Los sacerdotes están llamados a ser santos. El dinamismo propio de la gracia del sacramento del Orden los lleva a vivir la santidad propia de su estado de vida y misión, ya que han sido configurados a Cristo. Como un nuevo título, la gracia sacerdotal los impulsa y los llama a la santidad.
El ministerio sacerdotal se vuelve más fructífero, da más gloria a Dios y sirve mejor al bien de la Iglesia y de las almas cuando el sacerdote está seriamente comprometido en la santidad propia de su vida ministerial. Procura la santidad sacerdotal para identificarse plenamente con Jesucristo, Sumo y eterno Sacerdote, el único Santo, el Santísimo.
La doctrina conciliar es clara y exigente extrayendo las consecuencias del sacramento del Orden.
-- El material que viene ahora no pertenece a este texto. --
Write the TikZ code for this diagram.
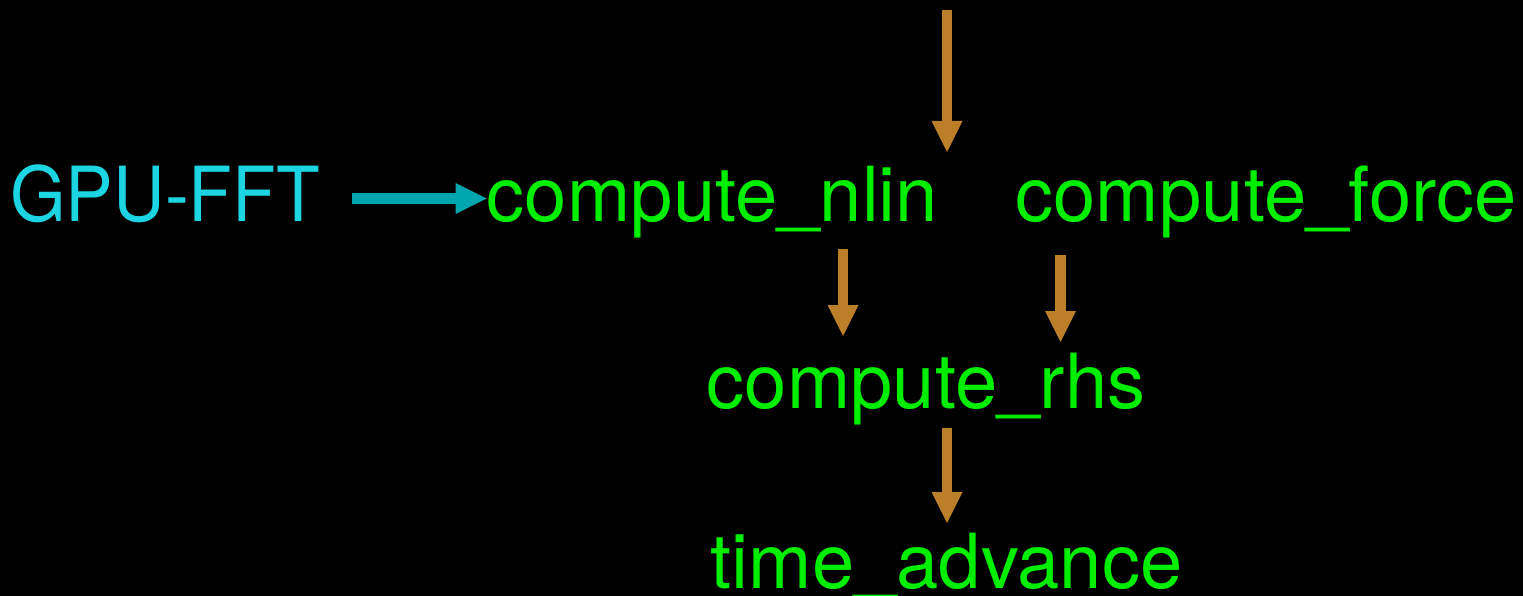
\documentclass[tikz,border=0pt]{standalone}
\usepackage{fontspec}
\usepackage{graphicx}
\setmainfont{TeX Gyre Heros}
\usetikzlibrary{arrows.meta,calc}

\definecolor{flowgreen}{RGB}{0,238,0}
\definecolor{gpucyan}{RGB}{28,212,226}
\definecolor{linkteal}{RGB}{0,166,174}
\definecolor{callorange}{RGB}{187,127,42}

% underscore set a little closer to the baseline
\newcommand{\us}{\raisebox{3pt}{\_}}

\begin{document}
\begin{tikzpicture}[x=1pt,y=1pt,
  label/.style={inner sep=0pt,anchor=base,font=\fontsize{76}{80}\selectfont},
  routine/.style={label,text=flowgreen},
  library/.style={label,text=gpucyan},
  callarrow/.style={draw=callorange,line width=10.5pt,
    -{Triangle[width=31pt,length=31pt,line width=0pt]}},
  linkarrow/.style={draw=linkteal,line width=10.5pt,
    -{Triangle[width=31pt,length=31pt,line width=0pt]}}]

  % canvas
  \fill[black] (0,0) rectangle (1523,-596);
  \useasboundingbox (0,0) rectangle (1523,-596);

  % routines
  \node[library] (gpu)   at (165,-222)   {\scalebox{0.94}[1]{GPU-FFT}};
  \node[routine] (nlin)  at (712.5,-222) {compute\us nlin};
  \node[routine] (force) at (1266,-222)  {compute\us force};
  \node[routine] (rhs)   at (926,-408)   {compute\us rhs};
  \node[routine] (time)  at (946.5,-588) {time\us advance};

  % incoming call from above
  \coordinate (caller) at (947,-10);
  \coordinate (entry)  at (947,-152);
  \draw[callarrow] (caller) -- (entry);

  % library link
  \draw[linkarrow] ($(gpu.base east)+(32,23.5)$) -- ($(nlin.base west)+(0,23.5)$);

  % call flow
  \draw[callarrow] ($(nlin.base)+(130.5,-27)$) -- ($(rhs.base)+(-83,72)$);
  \draw[callarrow] ($(force.base)+(-205.5,-33)$) -- ($(rhs.base)+(134.5,66)$);
  \draw[callarrow] ($(rhs.base)+(21,-20)$) -- ($(time.base)+(0.5,65)$);
\end{tikzpicture}
\end{document}
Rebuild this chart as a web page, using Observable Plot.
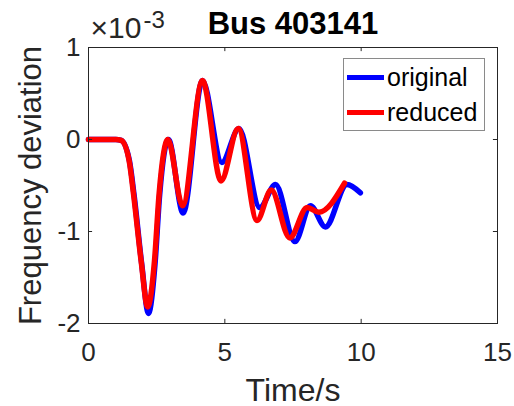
<!DOCTYPE html>
<html>
<head>
<meta charset="utf-8">
<script src="https://cdn.jsdelivr.net/npm/d3@7"></script>
<script src="https://cdn.jsdelivr.net/npm/@observablehq/plot@0.6"></script>
<style>
  html, body { margin: 0; padding: 0; background: #fff; }
  #wrap { position: relative; width: 514px; height: 406px; font-family: "Liberation Sans", Arial, sans-serif; }
  #wrap svg { overflow: visible; }
  #legend { position: absolute; left: 343px; top: 58px; width: 142px; height: 73px; border: 1px solid #8a8a8a; background: #fff; box-sizing: border-box; }
  .item { position: absolute; left: 3px; display: flex; align-items: center; font-size: 25px; color: #000; line-height: 1; }
  .sw { width: 37px; height: 5px; margin-right: 3px; }
</style>
</head>
<body>
<div id="wrap"></div>
<script>
// Data (frequency deviation in units of 1e-3)
const timeOriginal = [0, 0.5, 1.0, 1.2, 1.5, 1.67, 1.95, 2.2, 2.44, 2.61, 2.93, 3.47, 4.18, 4.89, 5.52, 6.28, 6.86, 7.57, 8.14, 8.69, 9.48, 9.97];
const freqOriginal = [0, 0, 0, -0.01, -0.23, -0.6, -1.35, -1.89, -1.35, -0.6, 0.0, -0.80, 0.64, -0.25, 0.12, -0.74, -0.49, -1.11, -0.72, -0.95, -0.49, -0.58];
const timeReduced = [0, 0.5, 1.0, 1.2, 1.49, 1.65, 1.93, 2.17, 2.42, 2.59, 2.91, 3.45, 4.18, 4.86, 5.49, 6.18, 6.70, 7.38, 8.02, 8.45, 9.39];
const freqReduced = [0, 0, 0, -0.01, -0.23, -0.59, -1.32, -1.82, -1.32, -0.59, 0.0, -0.72, 0.64, -0.45, 0.12, -0.88, -0.55, -1.07, -0.74, -0.79, -0.475];
const xTicks = [0, 5, 10, 15];
const yTicks = [-2, -1, 0, 1];
const innerXTicks = [5, 10];
const innerYTicks = [-1, 0];
const seriesNames = ["original", "reduced"];
const seriesColors = ["#0000ff", "#ff0000"];

const original = timeOriginal.map((t, i) => ({t, v: freqOriginal[i]}));
const reduced = timeReduced.map((t, i) => ({t, v: freqReduced[i]}));

const axisColor = "#262626";
const fmt = d => String(d);
const chart = Plot.plot({
  width: 514,
  height: 406,
  marginLeft: 88,
  marginRight: 17,
  marginTop: 47,
  marginBottom: 83,
  style: { fontFamily: "'Liberation Sans', Arial, sans-serif", color: axisColor, background: "transparent", overflow: "visible" },
  x: { domain: [0, 15] },
  y: { domain: [-2, 1] },
  marks: [
    Plot.line(original, {x: "t", y: "v", stroke: seriesColors[0], strokeWidth: 5.5, curve: "monotone-x"}),
    Plot.line(reduced, {x: "t", y: "v", stroke: seriesColors[1], strokeWidth: 5.5, curve: "monotone-x"}),
    Plot.frame({stroke: axisColor, strokeWidth: 1}),
    Plot.ruleX(innerXTicks, {y1: -2, y2: -1.955, stroke: axisColor}),
    Plot.ruleX(innerXTicks, {y1: 1, y2: 0.955, stroke: axisColor}),
    Plot.ruleY(innerYTicks, {x1: 0, x2: 0.15, stroke: axisColor}),
    Plot.ruleY(innerYTicks, {x1: 15, x2: 14.85, stroke: axisColor}),
    Plot.axisX({ticks: xTicks, tickFormat: fmt, tickSize: 0, tickPadding: 19, fontSize: 26, label: null, fill: axisColor}),
    Plot.axisY({ticks: yTicks, tickFormat: fmt, tickSize: 0, tickPadding: 8, fontSize: 26, label: null, fill: axisColor}),
    Plot.text(["Time/s"], {frameAnchor: "bottom", dy: 77, lineAnchor: "bottom", fontSize: 32, fill: axisColor}),
    Plot.text(["Frequency deviation"], {frameAnchor: "left", dx: -57, rotate: -90, textAnchor: "middle", lineAnchor: "middle", fontSize: 31, fill: axisColor}),
    Plot.text(["Bus 403141"], {frameAnchor: "top", dy: -14, lineAnchor: "bottom", fontSize: 31, fontWeight: "bold", fill: "#000"}),
    Plot.text(["\u00d710"], {frameAnchor: "top-left", dx: 2, dy: -10, textAnchor: "start", lineAnchor: "bottom", fontSize: 30, fill: axisColor}),
    Plot.text(["-3"], {frameAnchor: "top-left", dx: 55, dy: -20, textAnchor: "start", lineAnchor: "bottom", fontSize: 24, fill: axisColor})
  ]
});

const wrap = document.getElementById("wrap");
wrap.appendChild(chart);
const legend = document.createElement("div");
legend.id = "legend";
seriesNames.forEach((name, i) => {
  const item = document.createElement("div");
  item.className = "item";
  item.style.top = (i === 0 ? 6 : 41) + "px";
  const sw = document.createElement("span");
  sw.className = "sw";
  sw.style.background = seriesColors[i];
  const label = document.createElement("span");
  label.textContent = name;
  item.appendChild(sw);
  item.appendChild(label);
  legend.appendChild(item);
});
wrap.appendChild(legend);
</script>
</body>
</html>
El decreto Presbyterorum ordinis enseña:
"Por el Sacramento del Orden los presbíteros se configuran con Cristo Sacerdote, como miembros con la Cabeza, para la estructuración y edificación de todo su Cuerpo, que es la Iglesia, como cooperadores del orden episcopal. Ya en la consagración del bautismo, como todos los fieles cristianos, recibieron ciertamente la señal y el don de tan gran vocación y gracia para sentirse capaces y obligados, en la misma debilidad humana, a seguir la perfección, según la palabra del Señor: "Sed, pues, perfectos, como perfecto es vuestro Padre celestial" (Mt., 5, 48). Los sacerdotes están obligados especialmente a adquirir aquella perfección, puesto que, consagrados de una forma nueva a Dios en la recepción del Orden, se constituyen en instrumentos vivos del Sacerdote Eterno para poder proseguir, a través del tiempo, su obra admirable, que reintegró, con divina eficacia, todo el género humano. Puesto que todo sacerdote representa a su modo la persona del mismo Cristo, tiene también, al mismo tiempo que sirve a la plebe encomendada y a todo el pueblo de Dios, la gracia singular de poder conseguir más aptamente la perfección de Aquel cuya función representa, y la de que sane la debilidad de la carne humana la santidad del que por nosotros fue hecho Pontífice "santo, inocente, inmaculado, apartado de los pecadores" (Hb., 7, 26)...Mas la santidad de los presbíteros contribuye poderosamente al cumplimiento fructuoso del propio ministerio, porque aunque la gracia de Dios puede realizar la obra de la salvación, también por medio de ministros indignos, sin embargo, Dios prefiere, por ley ordinaria, manifestar sus maravillas por medio de quienes, hechos más dóciles al impulso y guía del Espíritu Santo, por su íntima unión con Cristo y su santidad de vida, pueden decir con el apóstol: "Ya no vivo yo, es Cristo quien vive en mí" (Gal., 2, 20)" (PO 12).
La ley ordinaria es la de la santidad: así el ministerio sacerdotal reflejará la unión íntima con Cristo, Cabeza y Pastor. Los sacerdotes han de aspirar a la santidad, vivir santamente, ser dóciles a la gracia del Espíritu Santo.
El primer empeño, al que dedicarán todos los recursos ascéticos, naturales y sobrenaturales, será la santidad. La vida de los fieles encomendada a ellos crecerá sobrenaturalmente cuando los sacerdotes son santos. La santidad personal del sacerdote redunda en beneficio de los fieles (así como una vida mediocre, o aburguesada, o tibia, etc., afecta negativamente a los fieles).
"Jamás destacaremos suficientemente cuán fundamental y decisiva es nuestra respuesta personal a la llamada a la santidad. Ésta es la condición no sólo para que nuestro apostolado personal sea fecundo, sino también, y más ampliamente, para que el rostro de la Iglesia refleje la luz de Cristo, induciendo así a los hombres a reconocer y adorar al Señor" (Benedicto XVI, Disc. al clero romano, 3-mayo-2005).